Swish - a Self-Gated Activation Function
22 Oct 2017Introduction
-
The paper presents a new activation function called Swish with formulation f(x) = x.sigmod(x) and its parameterised version called Swish-β where f(x, β) = 2x.sigmoid(β.x) and β is a training parameter.
-
The paper shows that Swish is consistently able to outperform RELU and other activations functions over a variety of datasets (CIFAR, ImageNet, WMT2014) though by small margins only in some cases.
Properties of Swish
-
Smooth, non-monotonic function.
-
Swish-β can be thought of as a smooth function that interpolates between a linear function and RELU.
-
Uses self-gating mechanism (that is, it uses its own value to gate itself).
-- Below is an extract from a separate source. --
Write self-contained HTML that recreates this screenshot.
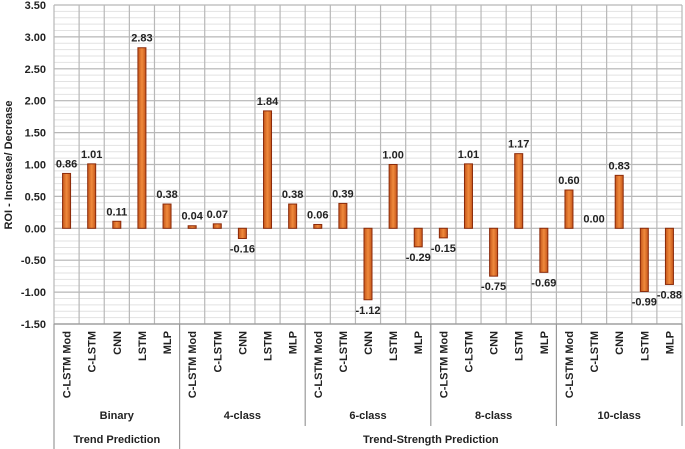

Gating generally uses multiple scalar inputs but since self-gating uses a single scalar input, it can be used to replace activation functions which are generally pointwise.
-
Being unbounded on the x>0 side, it avoids saturation when training is slow due to near 0 gradients.
-
Being bounded below induces a kind of regularization effect as large, negative inputs are forgotten.
-
Since the Swish function is smooth, the output landscape and the loss landscape are also smooth. A smooth landscape should be more traversable and less sensitive to initialization and learning rates.
Criticism
- Swish is much more complicated than ReLU (when weighted against the small improvements that are provided) so it might not end up with as strong an adoption as ReLU.